── Material provided

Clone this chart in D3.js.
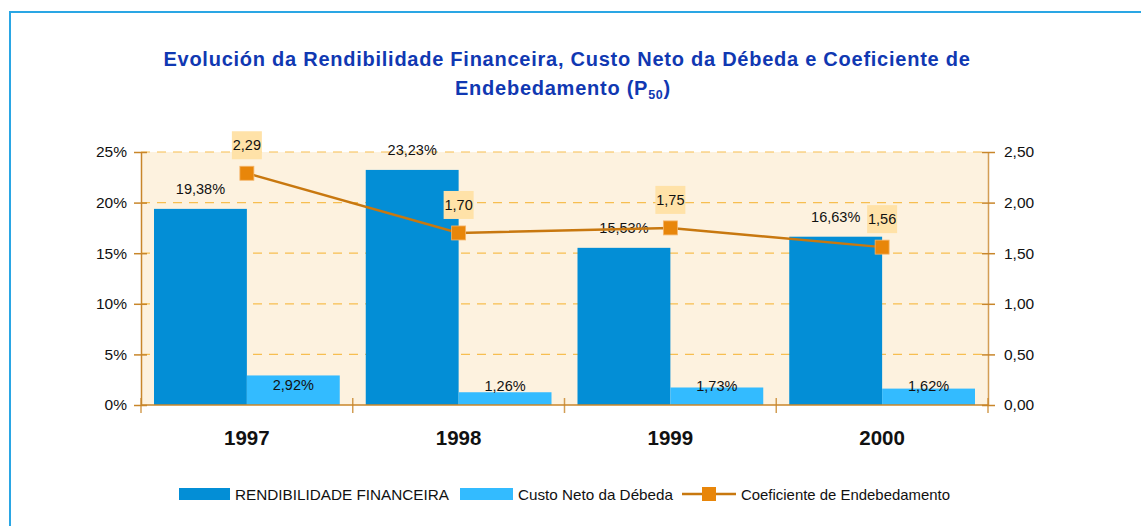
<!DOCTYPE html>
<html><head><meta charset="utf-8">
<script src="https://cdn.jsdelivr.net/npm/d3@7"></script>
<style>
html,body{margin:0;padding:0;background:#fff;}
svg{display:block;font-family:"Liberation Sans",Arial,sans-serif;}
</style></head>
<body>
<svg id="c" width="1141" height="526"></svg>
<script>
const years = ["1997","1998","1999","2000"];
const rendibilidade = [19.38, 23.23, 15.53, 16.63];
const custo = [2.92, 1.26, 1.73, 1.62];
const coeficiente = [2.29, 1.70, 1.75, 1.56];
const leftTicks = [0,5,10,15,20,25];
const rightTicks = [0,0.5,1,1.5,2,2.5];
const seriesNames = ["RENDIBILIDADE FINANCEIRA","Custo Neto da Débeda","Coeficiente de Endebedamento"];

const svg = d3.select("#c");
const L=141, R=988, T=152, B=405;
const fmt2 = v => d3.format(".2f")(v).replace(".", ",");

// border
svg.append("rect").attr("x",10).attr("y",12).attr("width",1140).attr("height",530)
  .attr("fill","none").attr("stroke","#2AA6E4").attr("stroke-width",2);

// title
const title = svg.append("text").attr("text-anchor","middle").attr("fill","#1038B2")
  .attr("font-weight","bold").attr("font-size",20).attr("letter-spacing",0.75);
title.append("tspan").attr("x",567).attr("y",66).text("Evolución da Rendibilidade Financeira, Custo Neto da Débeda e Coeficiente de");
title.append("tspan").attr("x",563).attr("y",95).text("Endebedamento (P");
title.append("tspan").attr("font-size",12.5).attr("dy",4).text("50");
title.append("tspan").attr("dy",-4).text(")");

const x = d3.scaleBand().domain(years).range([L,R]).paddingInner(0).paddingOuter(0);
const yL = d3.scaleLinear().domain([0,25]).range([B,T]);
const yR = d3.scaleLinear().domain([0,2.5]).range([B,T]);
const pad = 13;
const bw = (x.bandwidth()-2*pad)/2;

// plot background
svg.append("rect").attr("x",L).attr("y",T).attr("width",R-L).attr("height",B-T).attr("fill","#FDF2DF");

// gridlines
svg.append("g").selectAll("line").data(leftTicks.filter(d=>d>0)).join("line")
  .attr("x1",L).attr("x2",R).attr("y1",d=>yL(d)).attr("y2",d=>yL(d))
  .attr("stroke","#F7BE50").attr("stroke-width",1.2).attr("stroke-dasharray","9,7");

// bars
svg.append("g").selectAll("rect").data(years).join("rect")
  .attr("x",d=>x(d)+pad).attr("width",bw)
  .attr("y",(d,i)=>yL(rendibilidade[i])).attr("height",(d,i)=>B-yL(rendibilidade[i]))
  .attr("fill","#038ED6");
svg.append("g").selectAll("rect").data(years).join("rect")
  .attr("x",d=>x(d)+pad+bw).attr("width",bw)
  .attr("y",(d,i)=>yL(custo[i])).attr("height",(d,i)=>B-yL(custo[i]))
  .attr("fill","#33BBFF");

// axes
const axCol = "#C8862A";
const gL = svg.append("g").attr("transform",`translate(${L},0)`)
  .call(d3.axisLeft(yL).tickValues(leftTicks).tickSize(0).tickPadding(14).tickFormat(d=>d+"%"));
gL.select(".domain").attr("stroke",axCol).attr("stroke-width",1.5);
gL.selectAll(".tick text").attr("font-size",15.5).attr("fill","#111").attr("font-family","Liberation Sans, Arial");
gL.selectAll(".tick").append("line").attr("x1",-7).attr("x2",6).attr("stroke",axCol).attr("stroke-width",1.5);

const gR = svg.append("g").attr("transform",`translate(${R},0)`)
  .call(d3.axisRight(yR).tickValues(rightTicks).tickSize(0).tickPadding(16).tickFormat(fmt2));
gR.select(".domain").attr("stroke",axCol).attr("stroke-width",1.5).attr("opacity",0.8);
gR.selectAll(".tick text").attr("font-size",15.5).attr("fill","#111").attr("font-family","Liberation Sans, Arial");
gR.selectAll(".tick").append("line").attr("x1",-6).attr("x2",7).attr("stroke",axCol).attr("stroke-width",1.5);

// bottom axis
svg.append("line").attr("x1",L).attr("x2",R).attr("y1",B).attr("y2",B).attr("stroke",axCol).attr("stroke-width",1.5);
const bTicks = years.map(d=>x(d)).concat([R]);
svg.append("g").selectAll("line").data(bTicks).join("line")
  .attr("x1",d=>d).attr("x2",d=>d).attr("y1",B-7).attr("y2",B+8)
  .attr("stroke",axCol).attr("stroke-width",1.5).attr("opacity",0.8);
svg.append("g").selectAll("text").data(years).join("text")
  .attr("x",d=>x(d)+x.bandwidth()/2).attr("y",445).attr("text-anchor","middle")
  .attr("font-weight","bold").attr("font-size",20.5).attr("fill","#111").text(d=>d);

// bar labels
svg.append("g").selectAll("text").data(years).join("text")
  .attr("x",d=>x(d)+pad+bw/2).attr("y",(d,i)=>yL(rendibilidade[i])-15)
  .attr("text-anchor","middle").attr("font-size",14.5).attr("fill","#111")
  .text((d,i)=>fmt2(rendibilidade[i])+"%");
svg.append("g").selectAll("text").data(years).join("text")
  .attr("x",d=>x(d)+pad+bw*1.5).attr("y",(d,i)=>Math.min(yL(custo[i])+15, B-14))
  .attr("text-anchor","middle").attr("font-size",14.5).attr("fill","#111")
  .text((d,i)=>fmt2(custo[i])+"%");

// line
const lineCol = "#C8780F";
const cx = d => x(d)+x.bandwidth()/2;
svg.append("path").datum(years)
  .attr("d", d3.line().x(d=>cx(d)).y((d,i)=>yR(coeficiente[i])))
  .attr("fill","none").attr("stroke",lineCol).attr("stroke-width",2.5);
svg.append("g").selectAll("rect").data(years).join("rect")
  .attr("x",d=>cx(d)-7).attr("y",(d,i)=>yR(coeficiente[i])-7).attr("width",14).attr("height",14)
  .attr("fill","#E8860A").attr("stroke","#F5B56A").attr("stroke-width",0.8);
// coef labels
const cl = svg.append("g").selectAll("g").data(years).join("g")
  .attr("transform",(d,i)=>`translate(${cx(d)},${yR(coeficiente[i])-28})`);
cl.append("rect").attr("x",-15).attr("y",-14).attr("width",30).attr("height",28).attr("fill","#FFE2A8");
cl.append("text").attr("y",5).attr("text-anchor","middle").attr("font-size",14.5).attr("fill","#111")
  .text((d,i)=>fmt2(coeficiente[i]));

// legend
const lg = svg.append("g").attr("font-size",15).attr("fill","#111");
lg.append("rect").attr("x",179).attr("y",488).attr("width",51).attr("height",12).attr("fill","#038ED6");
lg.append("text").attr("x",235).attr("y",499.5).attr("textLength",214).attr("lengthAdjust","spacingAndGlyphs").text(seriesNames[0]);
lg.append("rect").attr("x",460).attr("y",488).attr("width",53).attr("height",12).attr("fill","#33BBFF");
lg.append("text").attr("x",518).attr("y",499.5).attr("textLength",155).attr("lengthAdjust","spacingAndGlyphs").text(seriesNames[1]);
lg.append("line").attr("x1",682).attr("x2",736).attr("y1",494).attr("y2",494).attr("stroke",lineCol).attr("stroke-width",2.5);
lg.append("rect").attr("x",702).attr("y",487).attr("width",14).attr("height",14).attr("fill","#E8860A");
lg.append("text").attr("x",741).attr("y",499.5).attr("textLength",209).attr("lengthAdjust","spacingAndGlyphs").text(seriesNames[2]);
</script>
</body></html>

────

**Aim:**
Transcribe the full listing character for character. Pictures are excluded.

**Solution:**
Clone this chart in D3.js.
<!DOCTYPE html>
<html><head><meta charset="utf-8">
<script src="https://cdn.jsdelivr.net/npm/d3@7"></script>
<style>
html,body{margin:0;padding:0;background:#fff;}
svg{display:block;font-family:"Liberation Sans",Arial,sans-serif;}
</style></head>
<body>
<svg id="c" width="1141" height="526"></svg>
<script>
const years = ["1997","1998","1999","2000"];
const rendibilidade = [19.38, 23.23, 15.53, 16.63];
const custo = [2.92, 1.26, 1.73, 1.62];
const coeficiente = [2.29, 1.70, 1.75, 1.56];
const leftTicks = [0,5,10,15,20,25];
const rightTicks = [0,0.5,1,1.5,2,2.5];
const seriesNames = ["RENDIBILIDADE FINANCEIRA","Custo Neto da Débeda","Coeficiente de Endebedamento"];

const svg = d3.select("#c");
const L=141, R=988, T=152, B=405;
const fmt2 = v => d3.format(".2f")(v).replace(".", ",");

// border
svg.append("rect").attr("x",10).attr("y",12).attr("width",1140).attr("height",530)
  .attr("fill","none").attr("stroke","#2AA6E4").attr("stroke-width",2);

// title
const title = svg.append("text").attr("text-anchor","middle").attr("fill","#1038B2")
  .attr("font-weight","bold").attr("font-size",20).attr("letter-spacing",0.75);
title.append("tspan").attr("x",567).attr("y",66).text("Evolución da Rendibilidade Financeira, Custo Neto da Débeda e Coeficiente de");
title.append("tspan").attr("x",563).attr("y",95).text("Endebedamento (P");
title.append("tspan").attr("font-size",12.5).attr("dy",4).text("50");
title.append("tspan").attr("dy",-4).text(")");

const x = d3.scaleBand().domain(years).range([L,R]).paddingInner(0).paddingOuter(0);
const yL = d3.scaleLinear().domain([0,25]).range([B,T]);
const yR = d3.scaleLinear().domain([0,2.5]).range([B,T]);
const pad = 13;
const bw = (x.bandwidth()-2*pad)/2;

// plot background
svg.append("rect").attr("x",L).attr("y",T).attr("width",R-L).attr("height",B-T).attr("fill","#FDF2DF");

// gridlines
svg.append("g").selectAll("line").data(leftTicks.filter(d=>d>0)).join("line")
  .attr("x1",L).attr("x2",R).attr("y1",d=>yL(d)).attr("y2",d=>yL(d))
  .attr("stroke","#F7BE50").attr("stroke-width",1.2).attr("stroke-dasharray","9,7");

// bars
svg.append("g").selectAll("rect").data(years).join("rect")
  .attr("x",d=>x(d)+pad).attr("width",bw)
  .attr("y",(d,i)=>yL(rendibilidade[i])).attr("height",(d,i)=>B-yL(rendibilidade[i]))
  .attr("fill","#038ED6");
svg.append("g").selectAll("rect").data(years).join("rect")
  .attr("x",d=>x(d)+pad+bw).attr("width",bw)
  .attr("y",(d,i)=>yL(custo[i])).attr("height",(d,i)=>B-yL(custo[i]))
  .attr("fill","#33BBFF");

// axes
const axCol = "#C8862A";
const gL = svg.append("g").attr("transform",`translate(${L},0)`)
  .call(d3.axisLeft(yL).tickValues(leftTicks).tickSize(0).tickPadding(14).tickFormat(d=>d+"%"));
gL.select(".domain").attr("stroke",axCol).attr("stroke-width",1.5);
gL.selectAll(".tick text").attr("font-size",15.5).attr("fill","#111").attr("font-family","Liberation Sans, Arial");
gL.selectAll(".tick").append("line").attr("x1",-7).attr("x2",6).attr("stroke",axCol).attr("stroke-width",1.5);

const gR = svg.append("g").attr("transform",`translate(${R},0)`)
  .call(d3.axisRight(yR).tickValues(rightTicks).tickSize(0).tickPadding(16).tickFormat(fmt2));
gR.select(".domain").attr("stroke",axCol).attr("stroke-width",1.5).attr("opacity",0.8);
gR.selectAll(".tick text").attr("font-size",15.5).attr("fill","#111").attr("font-family","Liberation Sans, Arial");
gR.selectAll(".tick").append("line").attr("x1",-6).attr("x2",7).attr("stroke",axCol).attr("stroke-width",1.5);

// bottom axis
svg.append("line").attr("x1",L).attr("x2",R).attr("y1",B).attr("y2",B).attr("stroke",axCol).attr("stroke-width",1.5);
const bTicks = years.map(d=>x(d)).concat([R]);
svg.append("g").selectAll("line").data(bTicks).join("line")
  .attr("x1",d=>d).attr("x2",d=>d).attr("y1",B-7).attr("y2",B+8)
  .attr("stroke",axCol).attr("stroke-width",1.5).attr("opacity",0.8);
svg.append("g").selectAll("text").data(years).join("text")
  .attr("x",d=>x(d)+x.bandwidth()/2).attr("y",445).attr("text-anchor","middle")
  .attr("font-weight","bold").attr("font-size",20.5).attr("fill","#111").text(d=>d);

// bar labels
svg.append("g").selectAll("text").data(years).join("text")
  .attr("x",d=>x(d)+pad+bw/2).attr("y",(d,i)=>yL(rendibilidade[i])-15)
  .attr("text-anchor","middle").attr("font-size",14.5).attr("fill","#111")
  .text((d,i)=>fmt2(rendibilidade[i])+"%");
svg.append("g").selectAll("text").data(years).join("text")
  .attr("x",d=>x(d)+pad+bw*1.5).attr("y",(d,i)=>Math.min(yL(custo[i])+15, B-14))
  .attr("text-anchor","middle").attr("font-size",14.5).attr("fill","#111")
  .text((d,i)=>fmt2(custo[i])+"%");

// line
const lineCol = "#C8780F";
const cx = d => x(d)+x.bandwidth()/2;
svg.append("path").datum(years)
  .attr("d", d3.line().x(d=>cx(d)).y((d,i)=>yR(coeficiente[i])))
  .attr("fill","none").attr("stroke",lineCol).attr("stroke-width",2.5);
svg.append("g").selectAll("rect").data(years).join("rect")
  .attr("x",d=>cx(d)-7).attr("y",(d,i)=>yR(coeficiente[i])-7).attr("width",14).attr("height",14)
  .attr("fill","#E8860A").attr("stroke","#F5B56A").attr("stroke-width",0.8);
// coef labels
const cl = svg.append("g").selectAll("g").data(years).join("g")
  .attr("transform",(d,i)=>`translate(${cx(d)},${yR(coeficiente[i])-28})`);
cl.append("rect").attr("x",-15).attr("y",-14).attr("width",30).attr("height",28).attr("fill","#FFE2A8");
cl.append("text").attr("y",5).attr("text-anchor","middle").attr("font-size",14.5).attr("fill","#111")
  .text((d,i)=>fmt2(coeficiente[i]));

// legend
const lg = svg.append("g").attr("font-size",15).attr("fill","#111");
lg.append("rect").attr("x",179).attr("y",488).attr("width",51).attr("height",12).attr("fill","#038ED6");
lg.append("text").attr("x",235).attr("y",499.5).attr("textLength",214).attr("lengthAdjust","spacingAndGlyphs").text(seriesNames[0]);
lg.append("rect").attr("x",460).attr("y",488).attr("width",53).attr("height",12).attr("fill","#33BBFF");
lg.append("text").attr("x",518).attr("y",499.5).attr("textLength",155).attr("lengthAdjust","spacingAndGlyphs").text(seriesNames[1]);
lg.append("line").attr("x1",682).attr("x2",736).attr("y1",494).attr("y2",494).attr("stroke",lineCol).attr("stroke-width",2.5);
lg.append("rect").attr("x",702).attr("y",487).attr("width",14).attr("height",14).attr("fill","#E8860A");
lg.append("text").attr("x",741).attr("y",499.5).attr("textLength",209).attr("lengthAdjust","spacingAndGlyphs").text(seriesNames[2]);
</script>
</body></html>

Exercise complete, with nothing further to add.